• **Problem description**
Set the lines down again exactly, first line through the line that contains "1.6, 0.97, 0.216];", with no pictures.

• **Material**
>> START
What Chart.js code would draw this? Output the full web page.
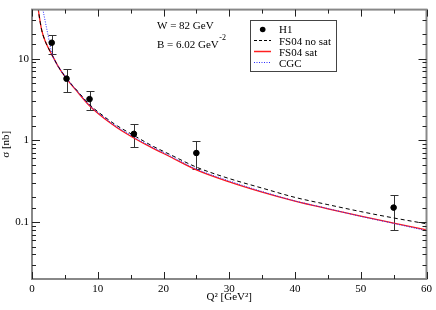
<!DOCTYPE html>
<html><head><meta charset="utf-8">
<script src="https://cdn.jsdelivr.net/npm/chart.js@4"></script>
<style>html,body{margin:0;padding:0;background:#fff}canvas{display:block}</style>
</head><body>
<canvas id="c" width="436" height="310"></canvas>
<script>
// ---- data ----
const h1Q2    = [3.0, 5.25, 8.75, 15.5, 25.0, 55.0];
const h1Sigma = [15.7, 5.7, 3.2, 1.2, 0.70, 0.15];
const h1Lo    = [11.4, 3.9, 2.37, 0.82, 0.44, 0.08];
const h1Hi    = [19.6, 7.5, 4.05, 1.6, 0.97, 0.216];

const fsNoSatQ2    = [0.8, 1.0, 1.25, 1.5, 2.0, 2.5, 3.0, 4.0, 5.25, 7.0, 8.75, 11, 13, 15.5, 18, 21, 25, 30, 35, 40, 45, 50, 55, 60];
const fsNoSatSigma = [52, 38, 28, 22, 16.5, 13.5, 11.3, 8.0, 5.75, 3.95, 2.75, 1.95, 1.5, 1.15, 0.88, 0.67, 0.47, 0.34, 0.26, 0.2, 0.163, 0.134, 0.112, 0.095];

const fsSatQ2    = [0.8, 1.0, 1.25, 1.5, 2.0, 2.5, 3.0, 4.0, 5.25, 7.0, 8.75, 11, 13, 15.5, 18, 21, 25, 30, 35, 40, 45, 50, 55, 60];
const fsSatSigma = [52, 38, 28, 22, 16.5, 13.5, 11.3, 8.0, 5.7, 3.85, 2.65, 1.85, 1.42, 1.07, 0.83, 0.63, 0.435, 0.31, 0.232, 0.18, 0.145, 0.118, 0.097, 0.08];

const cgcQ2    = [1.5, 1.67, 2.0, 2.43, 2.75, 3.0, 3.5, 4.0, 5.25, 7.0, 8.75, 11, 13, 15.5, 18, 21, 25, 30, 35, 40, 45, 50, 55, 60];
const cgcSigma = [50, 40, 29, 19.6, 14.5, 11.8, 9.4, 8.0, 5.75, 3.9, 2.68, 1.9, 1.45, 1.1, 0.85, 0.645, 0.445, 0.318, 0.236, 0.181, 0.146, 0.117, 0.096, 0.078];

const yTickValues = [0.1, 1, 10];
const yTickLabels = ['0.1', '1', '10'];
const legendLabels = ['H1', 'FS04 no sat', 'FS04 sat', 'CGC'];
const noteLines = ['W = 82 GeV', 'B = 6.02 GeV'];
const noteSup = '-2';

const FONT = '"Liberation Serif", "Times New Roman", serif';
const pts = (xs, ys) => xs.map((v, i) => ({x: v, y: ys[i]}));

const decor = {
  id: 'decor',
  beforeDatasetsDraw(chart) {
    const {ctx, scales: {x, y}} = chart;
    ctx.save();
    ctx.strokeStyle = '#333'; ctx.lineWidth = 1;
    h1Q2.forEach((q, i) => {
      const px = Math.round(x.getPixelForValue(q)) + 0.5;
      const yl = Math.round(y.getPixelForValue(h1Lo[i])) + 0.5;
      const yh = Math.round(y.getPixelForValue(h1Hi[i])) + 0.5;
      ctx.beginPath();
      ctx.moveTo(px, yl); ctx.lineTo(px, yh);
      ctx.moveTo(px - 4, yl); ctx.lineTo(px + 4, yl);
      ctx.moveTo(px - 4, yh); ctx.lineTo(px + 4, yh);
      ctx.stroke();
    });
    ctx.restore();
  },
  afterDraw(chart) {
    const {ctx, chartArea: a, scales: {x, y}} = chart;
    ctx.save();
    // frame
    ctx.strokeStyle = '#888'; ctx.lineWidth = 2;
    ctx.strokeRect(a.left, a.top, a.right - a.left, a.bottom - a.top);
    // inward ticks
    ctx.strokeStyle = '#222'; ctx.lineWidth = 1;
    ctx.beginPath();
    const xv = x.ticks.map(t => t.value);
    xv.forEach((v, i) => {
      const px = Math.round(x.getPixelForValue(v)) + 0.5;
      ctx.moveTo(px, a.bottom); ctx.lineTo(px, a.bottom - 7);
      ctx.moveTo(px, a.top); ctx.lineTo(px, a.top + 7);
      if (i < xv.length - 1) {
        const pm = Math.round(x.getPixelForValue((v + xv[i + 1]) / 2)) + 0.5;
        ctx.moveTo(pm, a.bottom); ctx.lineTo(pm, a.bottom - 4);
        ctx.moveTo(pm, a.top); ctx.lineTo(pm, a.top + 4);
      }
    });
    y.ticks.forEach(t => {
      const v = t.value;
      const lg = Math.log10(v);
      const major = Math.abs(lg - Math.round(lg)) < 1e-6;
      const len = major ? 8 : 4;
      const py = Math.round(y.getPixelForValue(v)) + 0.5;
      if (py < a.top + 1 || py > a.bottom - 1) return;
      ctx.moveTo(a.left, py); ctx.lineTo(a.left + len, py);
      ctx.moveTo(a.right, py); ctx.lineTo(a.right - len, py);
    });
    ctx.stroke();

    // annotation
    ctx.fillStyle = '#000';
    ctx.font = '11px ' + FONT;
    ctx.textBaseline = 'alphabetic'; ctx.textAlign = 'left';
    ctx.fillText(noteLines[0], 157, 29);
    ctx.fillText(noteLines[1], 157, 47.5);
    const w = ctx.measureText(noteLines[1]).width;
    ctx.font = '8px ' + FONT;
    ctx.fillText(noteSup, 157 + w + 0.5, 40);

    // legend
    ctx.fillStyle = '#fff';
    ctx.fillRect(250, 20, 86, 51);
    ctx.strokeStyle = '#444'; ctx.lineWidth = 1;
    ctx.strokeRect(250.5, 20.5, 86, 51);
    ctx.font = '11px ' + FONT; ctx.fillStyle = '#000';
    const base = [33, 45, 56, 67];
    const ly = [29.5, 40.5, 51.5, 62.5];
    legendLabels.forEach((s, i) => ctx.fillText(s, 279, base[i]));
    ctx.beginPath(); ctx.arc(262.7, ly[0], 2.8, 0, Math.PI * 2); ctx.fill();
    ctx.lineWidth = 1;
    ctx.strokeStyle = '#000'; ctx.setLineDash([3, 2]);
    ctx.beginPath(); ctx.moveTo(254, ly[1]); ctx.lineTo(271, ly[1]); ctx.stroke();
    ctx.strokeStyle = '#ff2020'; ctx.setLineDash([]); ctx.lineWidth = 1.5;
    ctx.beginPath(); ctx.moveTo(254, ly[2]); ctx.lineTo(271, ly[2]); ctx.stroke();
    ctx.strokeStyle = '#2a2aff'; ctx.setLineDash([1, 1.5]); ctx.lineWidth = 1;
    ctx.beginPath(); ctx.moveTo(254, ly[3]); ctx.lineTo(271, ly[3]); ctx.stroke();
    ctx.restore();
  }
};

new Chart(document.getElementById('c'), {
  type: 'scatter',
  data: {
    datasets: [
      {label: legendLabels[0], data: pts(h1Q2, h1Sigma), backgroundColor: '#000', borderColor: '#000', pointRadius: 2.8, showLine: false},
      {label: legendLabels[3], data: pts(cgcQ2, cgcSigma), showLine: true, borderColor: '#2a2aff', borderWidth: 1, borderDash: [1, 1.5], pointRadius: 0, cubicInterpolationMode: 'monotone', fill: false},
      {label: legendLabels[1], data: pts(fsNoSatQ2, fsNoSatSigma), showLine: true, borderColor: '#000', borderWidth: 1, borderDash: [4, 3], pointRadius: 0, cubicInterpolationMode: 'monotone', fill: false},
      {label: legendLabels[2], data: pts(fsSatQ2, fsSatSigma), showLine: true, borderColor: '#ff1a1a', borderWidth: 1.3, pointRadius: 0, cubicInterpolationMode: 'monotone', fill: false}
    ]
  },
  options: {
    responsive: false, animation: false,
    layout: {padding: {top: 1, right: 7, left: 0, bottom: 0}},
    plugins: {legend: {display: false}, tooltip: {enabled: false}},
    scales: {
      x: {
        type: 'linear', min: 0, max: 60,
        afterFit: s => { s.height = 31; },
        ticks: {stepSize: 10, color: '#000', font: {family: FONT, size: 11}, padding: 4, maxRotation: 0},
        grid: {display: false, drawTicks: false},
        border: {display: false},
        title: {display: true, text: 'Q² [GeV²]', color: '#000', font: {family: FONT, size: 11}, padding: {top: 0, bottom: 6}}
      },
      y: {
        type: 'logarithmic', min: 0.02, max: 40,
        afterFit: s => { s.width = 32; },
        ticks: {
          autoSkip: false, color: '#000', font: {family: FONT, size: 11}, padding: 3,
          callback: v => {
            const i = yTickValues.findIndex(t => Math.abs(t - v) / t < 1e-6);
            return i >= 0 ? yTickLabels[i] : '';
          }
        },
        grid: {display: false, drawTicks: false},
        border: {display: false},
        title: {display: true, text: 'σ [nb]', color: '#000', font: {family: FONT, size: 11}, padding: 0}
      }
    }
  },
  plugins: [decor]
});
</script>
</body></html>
>> END
• **Answer in full**
What Chart.js code would draw this? Output the full web page.
<!DOCTYPE html>
<html><head><meta charset="utf-8">
<script src="https://cdn.jsdelivr.net/npm/chart.js@4"></script>
<style>html,body{margin:0;padding:0;background:#fff}canvas{display:block}</style>
</head><body>
<canvas id="c" width="436" height="310"></canvas>
<script>
// ---- data ----
const h1Q2    = [3.0, 5.25, 8.75, 15.5, 25.0, 55.0];
const h1Sigma = [15.7, 5.7, 3.2, 1.2, 0.70, 0.15];
const h1Lo    = [11.4, 3.9, 2.37, 0.82, 0.44, 0.08];
const h1Hi    = [19.6, 7.5, 4.05, 1.6, 0.97, 0.216];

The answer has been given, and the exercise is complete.